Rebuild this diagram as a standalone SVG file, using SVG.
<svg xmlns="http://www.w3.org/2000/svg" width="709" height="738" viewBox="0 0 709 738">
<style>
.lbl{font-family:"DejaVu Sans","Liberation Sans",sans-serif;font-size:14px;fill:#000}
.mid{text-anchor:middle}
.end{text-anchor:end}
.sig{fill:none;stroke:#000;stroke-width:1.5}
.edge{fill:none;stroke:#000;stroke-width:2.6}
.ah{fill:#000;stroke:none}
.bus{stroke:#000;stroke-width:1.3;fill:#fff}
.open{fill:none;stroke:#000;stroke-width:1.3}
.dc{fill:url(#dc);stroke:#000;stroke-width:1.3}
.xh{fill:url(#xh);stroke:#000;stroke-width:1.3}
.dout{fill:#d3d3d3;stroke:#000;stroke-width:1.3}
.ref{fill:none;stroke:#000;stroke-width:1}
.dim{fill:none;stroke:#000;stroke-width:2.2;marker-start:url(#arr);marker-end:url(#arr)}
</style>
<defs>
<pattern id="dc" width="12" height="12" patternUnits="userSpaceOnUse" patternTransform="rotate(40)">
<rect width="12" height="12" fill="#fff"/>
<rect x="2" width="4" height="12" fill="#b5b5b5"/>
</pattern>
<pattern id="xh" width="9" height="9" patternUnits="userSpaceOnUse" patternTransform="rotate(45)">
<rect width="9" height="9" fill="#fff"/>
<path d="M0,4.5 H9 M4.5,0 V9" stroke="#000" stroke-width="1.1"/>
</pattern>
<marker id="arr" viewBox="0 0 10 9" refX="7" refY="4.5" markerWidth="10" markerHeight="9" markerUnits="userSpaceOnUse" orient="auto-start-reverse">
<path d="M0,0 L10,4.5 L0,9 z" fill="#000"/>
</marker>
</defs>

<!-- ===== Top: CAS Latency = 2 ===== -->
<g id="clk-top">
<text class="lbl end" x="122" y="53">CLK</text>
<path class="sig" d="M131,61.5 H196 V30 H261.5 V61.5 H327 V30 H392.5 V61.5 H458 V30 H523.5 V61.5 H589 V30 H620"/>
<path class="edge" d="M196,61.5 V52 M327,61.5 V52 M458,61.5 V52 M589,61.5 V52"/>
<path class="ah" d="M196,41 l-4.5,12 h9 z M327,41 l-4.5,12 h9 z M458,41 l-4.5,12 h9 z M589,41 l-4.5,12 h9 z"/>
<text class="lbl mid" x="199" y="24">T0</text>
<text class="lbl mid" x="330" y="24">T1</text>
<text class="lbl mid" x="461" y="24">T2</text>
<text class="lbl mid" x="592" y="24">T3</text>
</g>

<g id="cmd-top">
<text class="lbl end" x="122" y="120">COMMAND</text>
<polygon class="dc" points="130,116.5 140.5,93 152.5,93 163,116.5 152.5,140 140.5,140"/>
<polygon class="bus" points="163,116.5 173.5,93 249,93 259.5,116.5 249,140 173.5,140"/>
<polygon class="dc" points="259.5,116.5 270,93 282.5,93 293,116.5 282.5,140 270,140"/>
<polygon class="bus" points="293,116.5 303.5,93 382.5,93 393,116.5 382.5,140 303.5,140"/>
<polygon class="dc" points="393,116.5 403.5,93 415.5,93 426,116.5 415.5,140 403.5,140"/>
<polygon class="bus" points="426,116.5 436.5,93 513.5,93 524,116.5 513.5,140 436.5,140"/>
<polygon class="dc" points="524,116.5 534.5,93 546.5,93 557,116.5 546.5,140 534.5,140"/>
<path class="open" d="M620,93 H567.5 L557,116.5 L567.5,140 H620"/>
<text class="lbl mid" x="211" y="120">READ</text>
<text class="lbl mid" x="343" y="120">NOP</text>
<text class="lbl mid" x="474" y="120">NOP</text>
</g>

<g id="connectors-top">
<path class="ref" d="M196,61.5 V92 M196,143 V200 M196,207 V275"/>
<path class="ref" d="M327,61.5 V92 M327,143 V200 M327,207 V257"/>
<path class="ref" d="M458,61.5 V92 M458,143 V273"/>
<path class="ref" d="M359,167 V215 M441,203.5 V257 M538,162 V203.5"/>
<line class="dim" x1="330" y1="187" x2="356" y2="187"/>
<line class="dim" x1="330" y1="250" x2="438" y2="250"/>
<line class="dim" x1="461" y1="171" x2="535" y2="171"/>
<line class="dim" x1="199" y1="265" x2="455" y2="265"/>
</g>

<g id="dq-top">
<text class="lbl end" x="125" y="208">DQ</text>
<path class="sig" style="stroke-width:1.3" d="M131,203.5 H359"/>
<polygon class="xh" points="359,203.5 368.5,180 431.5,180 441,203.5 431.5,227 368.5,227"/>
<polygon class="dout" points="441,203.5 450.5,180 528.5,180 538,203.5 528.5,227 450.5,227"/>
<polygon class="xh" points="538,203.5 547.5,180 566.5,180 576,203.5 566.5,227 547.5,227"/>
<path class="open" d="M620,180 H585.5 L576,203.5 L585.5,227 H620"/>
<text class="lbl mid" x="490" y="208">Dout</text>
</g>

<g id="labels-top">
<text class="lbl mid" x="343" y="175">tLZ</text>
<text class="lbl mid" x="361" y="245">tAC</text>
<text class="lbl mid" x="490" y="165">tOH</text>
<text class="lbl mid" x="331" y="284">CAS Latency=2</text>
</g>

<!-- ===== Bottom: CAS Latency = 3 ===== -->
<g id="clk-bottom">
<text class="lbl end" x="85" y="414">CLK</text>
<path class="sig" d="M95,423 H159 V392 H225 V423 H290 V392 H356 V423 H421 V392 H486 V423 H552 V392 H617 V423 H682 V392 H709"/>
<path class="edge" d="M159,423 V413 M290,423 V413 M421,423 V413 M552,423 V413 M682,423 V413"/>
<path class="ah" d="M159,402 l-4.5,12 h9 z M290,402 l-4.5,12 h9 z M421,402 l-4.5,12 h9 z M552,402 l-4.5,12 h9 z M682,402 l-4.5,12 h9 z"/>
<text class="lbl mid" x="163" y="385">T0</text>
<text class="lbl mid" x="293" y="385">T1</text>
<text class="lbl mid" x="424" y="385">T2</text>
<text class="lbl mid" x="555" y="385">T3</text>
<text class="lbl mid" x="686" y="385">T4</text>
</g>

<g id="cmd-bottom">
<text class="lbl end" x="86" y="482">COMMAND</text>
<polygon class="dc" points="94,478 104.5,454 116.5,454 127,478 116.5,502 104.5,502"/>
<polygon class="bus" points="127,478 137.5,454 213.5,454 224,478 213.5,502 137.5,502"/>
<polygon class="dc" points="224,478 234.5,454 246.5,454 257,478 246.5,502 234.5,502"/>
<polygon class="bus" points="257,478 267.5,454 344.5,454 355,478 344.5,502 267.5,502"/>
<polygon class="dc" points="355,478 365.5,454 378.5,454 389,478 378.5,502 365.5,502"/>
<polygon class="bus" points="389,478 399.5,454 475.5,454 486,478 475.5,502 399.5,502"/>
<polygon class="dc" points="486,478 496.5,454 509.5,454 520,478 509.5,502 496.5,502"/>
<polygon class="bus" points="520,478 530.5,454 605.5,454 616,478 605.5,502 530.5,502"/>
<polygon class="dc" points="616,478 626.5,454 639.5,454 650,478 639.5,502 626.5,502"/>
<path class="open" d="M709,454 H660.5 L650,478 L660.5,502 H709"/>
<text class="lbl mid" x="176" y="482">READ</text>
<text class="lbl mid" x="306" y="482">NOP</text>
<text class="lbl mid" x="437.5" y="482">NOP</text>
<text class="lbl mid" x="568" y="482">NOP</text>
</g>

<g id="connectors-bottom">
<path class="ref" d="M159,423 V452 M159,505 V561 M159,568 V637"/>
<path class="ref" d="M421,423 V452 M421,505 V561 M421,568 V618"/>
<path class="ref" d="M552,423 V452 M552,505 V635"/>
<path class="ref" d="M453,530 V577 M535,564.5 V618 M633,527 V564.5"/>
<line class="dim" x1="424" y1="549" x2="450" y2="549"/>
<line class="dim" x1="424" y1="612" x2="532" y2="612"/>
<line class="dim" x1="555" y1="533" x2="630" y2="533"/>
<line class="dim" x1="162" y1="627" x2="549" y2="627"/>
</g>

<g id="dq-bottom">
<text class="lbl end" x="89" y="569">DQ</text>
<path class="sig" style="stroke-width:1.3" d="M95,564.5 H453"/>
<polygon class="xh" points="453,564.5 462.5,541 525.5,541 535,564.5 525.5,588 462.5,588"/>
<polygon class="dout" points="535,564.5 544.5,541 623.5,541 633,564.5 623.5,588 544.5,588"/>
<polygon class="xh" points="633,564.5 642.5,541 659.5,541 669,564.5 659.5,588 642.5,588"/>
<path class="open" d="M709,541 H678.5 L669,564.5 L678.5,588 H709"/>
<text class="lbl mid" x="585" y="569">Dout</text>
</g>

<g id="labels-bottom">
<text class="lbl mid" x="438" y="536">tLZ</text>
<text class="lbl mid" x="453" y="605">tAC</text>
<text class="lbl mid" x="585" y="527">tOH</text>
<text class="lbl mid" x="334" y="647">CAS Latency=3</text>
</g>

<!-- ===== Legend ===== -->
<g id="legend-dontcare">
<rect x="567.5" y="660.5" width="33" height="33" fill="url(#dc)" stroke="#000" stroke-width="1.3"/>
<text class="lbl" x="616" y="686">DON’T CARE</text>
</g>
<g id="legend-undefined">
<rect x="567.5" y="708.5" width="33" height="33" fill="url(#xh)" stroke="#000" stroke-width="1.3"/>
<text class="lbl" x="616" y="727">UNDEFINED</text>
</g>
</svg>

__________

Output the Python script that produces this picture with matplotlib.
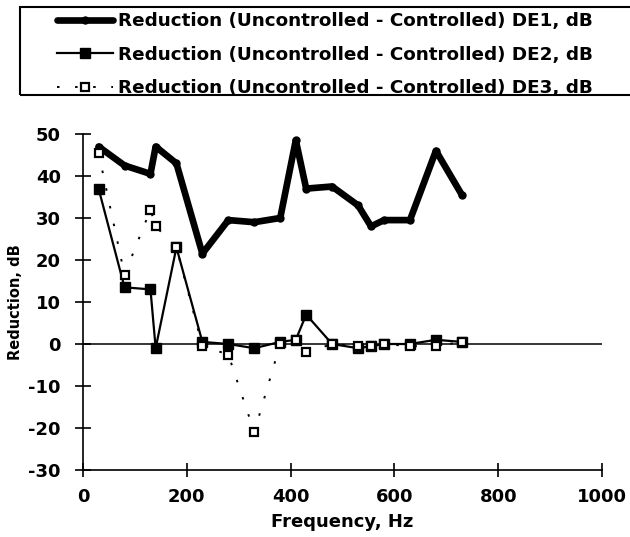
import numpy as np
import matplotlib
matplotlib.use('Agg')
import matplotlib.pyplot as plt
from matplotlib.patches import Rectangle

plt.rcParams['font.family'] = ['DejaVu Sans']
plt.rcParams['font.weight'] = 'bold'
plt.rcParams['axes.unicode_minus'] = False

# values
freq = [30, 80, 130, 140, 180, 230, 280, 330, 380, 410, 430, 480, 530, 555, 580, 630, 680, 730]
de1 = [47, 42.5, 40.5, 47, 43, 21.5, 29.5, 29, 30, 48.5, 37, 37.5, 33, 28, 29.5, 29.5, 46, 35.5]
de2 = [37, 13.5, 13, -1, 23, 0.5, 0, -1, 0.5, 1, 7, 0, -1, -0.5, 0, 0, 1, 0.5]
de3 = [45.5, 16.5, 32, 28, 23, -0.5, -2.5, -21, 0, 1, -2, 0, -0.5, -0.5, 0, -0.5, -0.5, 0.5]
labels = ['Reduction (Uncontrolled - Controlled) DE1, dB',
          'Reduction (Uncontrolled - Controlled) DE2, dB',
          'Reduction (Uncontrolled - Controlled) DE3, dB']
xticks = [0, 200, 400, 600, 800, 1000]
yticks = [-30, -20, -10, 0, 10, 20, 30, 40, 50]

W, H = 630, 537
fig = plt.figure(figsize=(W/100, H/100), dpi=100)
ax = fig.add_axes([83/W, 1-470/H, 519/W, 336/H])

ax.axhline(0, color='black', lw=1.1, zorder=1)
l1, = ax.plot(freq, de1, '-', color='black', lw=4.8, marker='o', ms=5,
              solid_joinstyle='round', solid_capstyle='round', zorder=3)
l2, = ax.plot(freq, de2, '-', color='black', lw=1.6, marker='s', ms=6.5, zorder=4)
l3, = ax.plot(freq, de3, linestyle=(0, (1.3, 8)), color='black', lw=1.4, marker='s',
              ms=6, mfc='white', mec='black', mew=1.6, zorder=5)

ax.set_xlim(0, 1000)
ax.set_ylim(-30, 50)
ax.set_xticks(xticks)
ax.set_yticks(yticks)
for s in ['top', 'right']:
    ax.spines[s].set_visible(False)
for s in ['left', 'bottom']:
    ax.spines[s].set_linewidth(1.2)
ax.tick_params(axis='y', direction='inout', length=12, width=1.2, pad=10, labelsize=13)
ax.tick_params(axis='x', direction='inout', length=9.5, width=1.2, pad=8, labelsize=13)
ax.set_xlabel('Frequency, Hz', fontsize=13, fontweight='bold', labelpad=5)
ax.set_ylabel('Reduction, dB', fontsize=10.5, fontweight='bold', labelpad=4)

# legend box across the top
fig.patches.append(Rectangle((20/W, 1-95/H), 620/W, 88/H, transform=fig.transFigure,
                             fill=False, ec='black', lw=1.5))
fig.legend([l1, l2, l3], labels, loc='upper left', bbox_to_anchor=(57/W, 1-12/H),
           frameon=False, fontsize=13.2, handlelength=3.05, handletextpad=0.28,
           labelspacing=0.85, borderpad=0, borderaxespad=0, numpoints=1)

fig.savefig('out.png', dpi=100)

__________

### TASK PROMPT
Output word for word the lines running from the one containing "Output the Python" to the one containing "plt.rcParams['axes.unicode_minus'] = False", both included, leaving out the pictures.

### EXPECTED ANSWER
Output the Python script that produces this picture with matplotlib.
import numpy as np
import matplotlib
matplotlib.use('Agg')
import matplotlib.pyplot as plt
from matplotlib.patches import Rectangle

plt.rcParams['font.family'] = ['DejaVu Sans']
plt.rcParams['font.weight'] = 'bold'
plt.rcParams['axes.unicode_minus'] = False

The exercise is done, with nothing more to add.